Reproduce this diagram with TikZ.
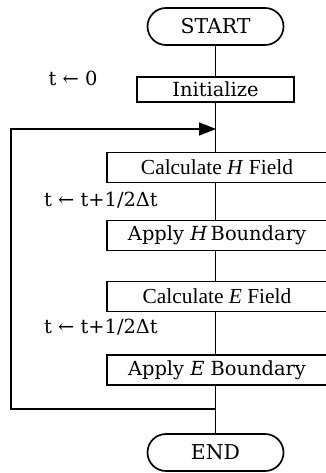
\documentclass[tikz,border=0pt]{standalone}
\usepackage{fontspec}
\usetikzlibrary{arrows.meta,shapes.misc}
\newfontfamily\timesfont{Liberation Serif}
\newfontfamily\centfont{DejaVu Serif}
\begin{document}
\begin{tikzpicture}[x=1bp,y=-1bp,
  every node/.style={inner sep=0pt, outer sep=0pt},
  line/.style={line width=1.7bp},
  pill/.style={line, draw, rounded rectangle, minimum width=136bp, minimum height=37bp, font=\centfont\fontsize{20.5}{26}\selectfont},
  procbox/.style={line, draw, rectangle, minimum height=30bp, font=\centfont\fontsize{19.5}{26}\selectfont},
  timesbox/.style={procbox, font=\timesfont\fontsize{21.5}{26}\selectfont},
  lbl/.style={font=\centfont\fontsize{19.5}{26}\selectfont}
]
\useasboundingbox (0,0) rectangle (325,473);
\node[pill] (start) at (215.5,26.5) {START};
\node[procbox, minimum width=157bp, minimum height=25bp] (init) at (215.5,89.5) {Initialize};
\node[timesbox, minimum width=220bp] (calcH) at (217,167.5) {Calculate \textit{H} Field};
\node[procbox, minimum width=220bp] (applyH) at (217,235.5) {Apply \textit{H}\,Boundary};
\node[timesbox, minimum width=220bp] (calcE) at (217,296.5) {Calculate \textit{E} Field};
\node[procbox, minimum width=220bp] (applyE) at (217,370) {Apply \textit{E} Boundary};
\node[pill] (end) at (215.5,452.5) {END};

\node[lbl] (t0) at (73,78) {t ← 0};
\node[lbl] (th1) at (101,200) {t ← t+1/2Δt};
\node[lbl] (th2) at (101,327) {t ← t+1/2Δt};

\coordinate (loopT) at (215.5,129);
\coordinate (loopB) at (215.5,409);
\coordinate (cornerBL) at (11,409);

\draw[line] (start.south) -- (init.north);
\draw[line] (init.south) -- (init.south |- calcH.north);
\draw[line] (init.south |- calcH.south) -- (init.south |- applyH.north);
\draw[line] (init.south |- applyH.south) -- (init.south |- calcE.north);
\draw[line] (init.south |- calcE.south) -- (init.south |- applyE.north);
\draw[line] (init.south |- applyE.south) -- (end.north);
\draw[line, -{Triangle[length=17bp,width=13bp]}, shorten >=-0.5bp] (loopB) -- (cornerBL) |- (loopT);
\end{tikzpicture}
\end{document}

::::::

Reproduce every line precisely as given, omitting all pictures.

Reproduce this diagram with TikZ.
\documentclass[tikz,border=0pt]{standalone}
\usepackage{fontspec}
\usetikzlibrary{arrows.meta,shapes.misc}
\newfontfamily\timesfont{Liberation Serif}
\newfontfamily\centfont{DejaVu Serif}
\begin{document}
\begin{tikzpicture}[x=1bp,y=-1bp,
  every node/.style={inner sep=0pt, outer sep=0pt},
  line/.style={line width=1.7bp},
  pill/.style={line, draw, rounded rectangle, minimum width=136bp, minimum height=37bp, font=\centfont\fontsize{20.5}{26}\selectfont},
  procbox/.style={line, draw, rectangle, minimum height=30bp, font=\centfont\fontsize{19.5}{26}\selectfont},
  timesbox/.style={procbox, font=\timesfont\fontsize{21.5}{26}\selectfont},
  lbl/.style={font=\centfont\fontsize{19.5}{26}\selectfont}
]
\useasboundingbox (0,0) rectangle (325,473);
\node[pill] (start) at (215.5,26.5) {START};
\node[procbox, minimum width=157bp, minimum height=25bp] (init) at (215.5,89.5) {Initialize};
\node[timesbox, minimum width=220bp] (calcH) at (217,167.5) {Calculate \textit{H} Field};
\node[procbox, minimum width=220bp] (applyH) at (217,235.5) {Apply \textit{H}\,Boundary};
\node[timesbox, minimum width=220bp] (calcE) at (217,296.5) {Calculate \textit{E} Field};
\node[procbox, minimum width=220bp] (applyE) at (217,370) {Apply \textit{E} Boundary};
\node[pill] (end) at (215.5,452.5) {END};

\node[lbl] (t0) at (73,78) {t ← 0};
\node[lbl] (th1) at (101,200) {t ← t+1/2Δt};
\node[lbl] (th2) at (101,327) {t ← t+1/2Δt};

\coordinate (loopT) at (215.5,129);
\coordinate (loopB) at (215.5,409);
\coordinate (cornerBL) at (11,409);

\draw[line] (start.south) -- (init.north);
\draw[line] (init.south) -- (init.south |- calcH.north);
\draw[line] (init.south |- calcH.south) -- (init.south |- applyH.north);
\draw[line] (init.south |- applyH.south) -- (init.south |- calcE.north);
\draw[line] (init.south |- calcE.south) -- (init.south |- applyE.north);
\draw[line] (init.south |- applyE.south) -- (end.north);
\draw[line, -{Triangle[length=17bp,width=13bp]}, shorten >=-0.5bp] (loopB) -- (cornerBL) |- (loopT);
\end{tikzpicture}
\end{document}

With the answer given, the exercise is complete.